▶ REQUIRED TASK: Transcribe the material word for word, but without the images.

__________________________________________________

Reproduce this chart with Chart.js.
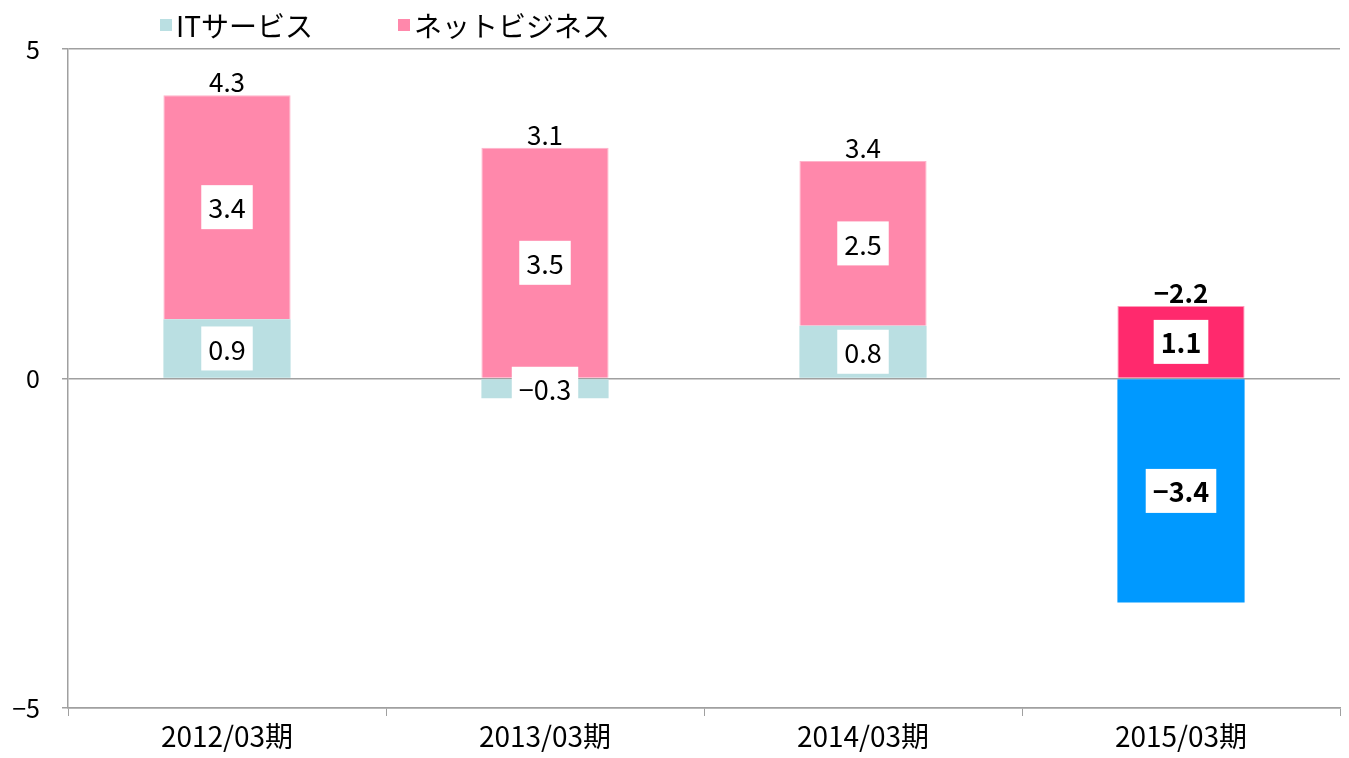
<!DOCTYPE html>
<html>
<head>
<meta charset="utf-8">
<script src="https://cdn.jsdelivr.net/npm/chart.js@4/dist/chart.umd.min.js"></script>
<style>
  html, body { margin: 0; padding: 0; background: #fff; }
  #wrap { width: 1349px; height: 758px; }
</style>
</head>
<body>
<div id="wrap"><canvas id="c" width="1349" height="758"></canvas></div>
<script>
const FONT = "'Noto Sans CJK JP', 'Noto Sans', sans-serif";

// data
const periods = ['2012/03期', '2013/03期', '2014/03期', '2015/03期'];
const itService = [0.9, -0.3, 0.8, -3.4];
const netBusiness = [3.4, 3.5, 2.5, 1.1];
const totals = ['4.3', '3.1', '3.4', '−2.2'];
const seriesNames = ['ITサービス', 'ネットビジネス'];

const itColors = ['#BADFE2', '#BADFE2', '#BADFE2', '#0099FF'];
const netColors = ['#FF88AB', '#FF88AB', '#FF88AB', '#FF296D'];
const boldBar = [false, false, false, true];

const fmt = v => (v < 0 ? '−' + Math.abs(v).toFixed(1) : v.toFixed(1));

// white boxed labels on each segment + totals above each stack
const labelPlugin = {
  id: 'segLabels',
  afterDatasetsDraw(chart) {
    const ctx = chart.ctx;
    const tops = [];
    ctx.save();
    chart.data.datasets.forEach((ds, di) => {
      const meta = chart.getDatasetMeta(di);
      meta.data.forEach((bar, i) => {
        const v = ds.data[i];
        const top = Math.min(bar.y, bar.base);
        tops[i] = tops[i] === undefined ? top : Math.min(tops[i], top);
        ctx.font = (boldBar[i] ? 'bold ' : '') + '27px ' + FONT;
        const txt = fmt(v);
        const w = ctx.measureText(txt).width + 14;
        const h = 44;
        const cy = (bar.y + bar.base) / 2;
        ctx.fillStyle = '#ffffff';
        ctx.fillRect(bar.x - w / 2, cy - h / 2, w, h);
        ctx.fillStyle = '#000000';
        ctx.textAlign = 'center';
        ctx.textBaseline = 'middle';
        ctx.fillText(txt, bar.x, cy + 1);
      });
    });
    const meta0 = chart.getDatasetMeta(0);
    totals.forEach((t, i) => {
      ctx.font = (boldBar[i] ? 'bold ' : '') + '26px ' + FONT;
      ctx.fillStyle = '#000000';
      ctx.textAlign = 'center';
      ctx.textBaseline = 'alphabetic';
      ctx.fillText(t, meta0.data[i].x, tops[i] - 3);
    });
    ctx.restore();
  }
};

// legend drawn by hand at the reference position
const legendPlugin = {
  id: 'topLegend',
  afterDraw(chart) {
    const ctx = chart.ctx;
    const items = [
      { x: 160, color: itColors[0], text: seriesNames[0] },
      { x: 398, color: netColors[0], text: seriesNames[1] }
    ];
    ctx.save();
    ctx.font = '28px ' + FONT;
    ctx.textBaseline = 'middle';
    ctx.textAlign = 'left';
    items.forEach(it => {
      ctx.fillStyle = it.color;
      ctx.fillRect(it.x, 19, 12, 12);
      ctx.fillStyle = '#000000';
      ctx.fillText(it.text, it.x + 16, 26);
    });
    ctx.restore();
  }
};

new Chart(document.getElementById('c'), {
  type: 'bar',
  data: {
    labels: periods,
    datasets: [
      {
        label: seriesNames[0],
        data: itService,
        backgroundColor: itColors,
        borderWidth: 0,
        barPercentage: 0.4,
        categoryPercentage: 1
      },
      {
        label: seriesNames[1],
        data: netBusiness,
        backgroundColor: netColors,
        borderColor: ['#FFB3CA', '#FFB3CA', '#FFB3CA', '#FF9AB8'],
        borderWidth: 1,
        barPercentage: 0.4,
        categoryPercentage: 1
      }
    ]
  },
  options: {
    responsive: false,
    animation: false,
    devicePixelRatio: 1,
    layout: { padding: { top: 49, right: 9, left: 0, bottom: 0 } },
    plugins: {
      legend: { display: false },
      tooltip: { enabled: false }
    },
    scales: {
      x: {
        stacked: true,
        grid: { drawOnChartArea: false, drawTicks: true, tickLength: 8, offset: true, color: '#A0A0A0' },
        border: { display: true, color: '#A0A0A0', width: 1.5 },
        ticks: { color: '#000', font: { family: FONT, size: 28 }, padding: 4 },
        afterFit: s => { s.height = 50; }
      },
      y: {
        stacked: true,
        min: -5,
        max: 5,
        ticks: {
          stepSize: 5,
          color: '#000',
          font: { family: FONT, size: 25 },
          padding: 22,
          callback: v => (v < 0 ? '−' + Math.abs(v) : String(v))
        },
        grid: { color: '#A0A0A0', lineWidth: 1.5, tickLength: 6 },
        border: { display: true, color: '#A0A0A0', width: 1.5 },
        afterFit: s => { s.width = 68; }
      }
    }
  },
  plugins: [labelPlugin, legendPlugin]
});
</script>
</body>
</html>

__________________________________________________

▶ FINISHED EXERCISE:
Reproduce this chart with Chart.js.
<!DOCTYPE html>
<html>
<head>
<meta charset="utf-8">
<script src="https://cdn.jsdelivr.net/npm/chart.js@4/dist/chart.umd.min.js"></script>
<style>
  html, body { margin: 0; padding: 0; background: #fff; }
  #wrap { width: 1349px; height: 758px; }
</style>
</head>
<body>
<div id="wrap"><canvas id="c" width="1349" height="758"></canvas></div>
<script>
const FONT = "'Noto Sans CJK JP', 'Noto Sans', sans-serif";

// data
const periods = ['2012/03期', '2013/03期', '2014/03期', '2015/03期'];
const itService = [0.9, -0.3, 0.8, -3.4];
const netBusiness = [3.4, 3.5, 2.5, 1.1];
const totals = ['4.3', '3.1', '3.4', '−2.2'];
const seriesNames = ['ITサービス', 'ネットビジネス'];

const itColors = ['#BADFE2', '#BADFE2', '#BADFE2', '#0099FF'];
const netColors = ['#FF88AB', '#FF88AB', '#FF88AB', '#FF296D'];
const boldBar = [false, false, false, true];

const fmt = v => (v < 0 ? '−' + Math.abs(v).toFixed(1) : v.toFixed(1));

// white boxed labels on each segment + totals above each stack
const labelPlugin = {
  id: 'segLabels',
  afterDatasetsDraw(chart) {
    const ctx = chart.ctx;
    const tops = [];
    ctx.save();
    chart.data.datasets.forEach((ds, di) => {
      const meta = chart.getDatasetMeta(di);
      meta.data.forEach((bar, i) => {
        const v = ds.data[i];
        const top = Math.min(bar.y, bar.base);
        tops[i] = tops[i] === undefined ? top : Math.min(tops[i], top);
        ctx.font = (boldBar[i] ? 'bold ' : '') + '27px ' + FONT;
        const txt = fmt(v);
        const w = ctx.measureText(txt).width + 14;
        const h = 44;
        const cy = (bar.y + bar.base) / 2;
        ctx.fillStyle = '#ffffff';
        ctx.fillRect(bar.x - w / 2, cy - h / 2, w, h);
        ctx.fillStyle = '#000000';
        ctx.textAlign = 'center';
        ctx.textBaseline = 'middle';
        ctx.fillText(txt, bar.x, cy + 1);
      });
    });
    const meta0 = chart.getDatasetMeta(0);
    totals.forEach((t, i) => {
      ctx.font = (boldBar[i] ? 'bold ' : '') + '26px ' + FONT;
      ctx.fillStyle = '#000000';
      ctx.textAlign = 'center';
      ctx.textBaseline = 'alphabetic';
      ctx.fillText(t, meta0.data[i].x, tops[i] - 3);
    });
    ctx.restore();
  }
};

// legend drawn by hand at the reference position
const legendPlugin = {
  id: 'topLegend',
  afterDraw(chart) {
    const ctx = chart.ctx;
    const items = [
      { x: 160, color: itColors[0], text: seriesNames[0] },
      { x: 398, color: netColors[0], text: seriesNames[1] }
    ];
    ctx.save();
    ctx.font = '28px ' + FONT;
    ctx.textBaseline = 'middle';
    ctx.textAlign = 'left';
    items.forEach(it => {
      ctx.fillStyle = it.color;
      ctx.fillRect(it.x, 19, 12, 12);
      ctx.fillStyle = '#000000';
      ctx.fillText(it.text, it.x + 16, 26);
    });
    ctx.restore();
  }
};

new Chart(document.getElementById('c'), {
  type: 'bar',
  data: {
    labels: periods,
    datasets: [
      {
        label: seriesNames[0],
        data: itService,
        backgroundColor: itColors,
        borderWidth: 0,
        barPercentage: 0.4,
        categoryPercentage: 1
      },
      {
        label: seriesNames[1],
        data: netBusiness,
        backgroundColor: netColors,
        borderColor: ['#FFB3CA', '#FFB3CA', '#FFB3CA', '#FF9AB8'],
        borderWidth: 1,
        barPercentage: 0.4,
        categoryPercentage: 1
      }
    ]
  },
  options: {
    responsive: false,
    animation: false,
    devicePixelRatio: 1,
    layout: { padding: { top: 49, right: 9, left: 0, bottom: 0 } },
    plugins: {
      legend: { display: false },
      tooltip: { enabled: false }
    },
    scales: {
      x: {
        stacked: true,
        grid: { drawOnChartArea: false, drawTicks: true, tickLength: 8, offset: true, color: '#A0A0A0' },
        border: { display: true, color: '#A0A0A0', width: 1.5 },
        ticks: { color: '#000', font: { family: FONT, size: 28 }, padding: 4 },
        afterFit: s => { s.height = 50; }
      },
      y: {
        stacked: true,
        min: -5,
        max: 5,
        ticks: {
          stepSize: 5,
          color: '#000',
          font: { family: FONT, size: 25 },
          padding: 22,
          callback: v => (v < 0 ? '−' + Math.abs(v) : String(v))
        },
        grid: { color: '#A0A0A0', lineWidth: 1.5, tickLength: 6 },
        border: { display: true, color: '#A0A0A0', width: 1.5 },
        afterFit: s => { s.width = 68; }
      }
    }
  },
  plugins: [labelPlugin, legendPlugin]
});
</script>
</body>
</html>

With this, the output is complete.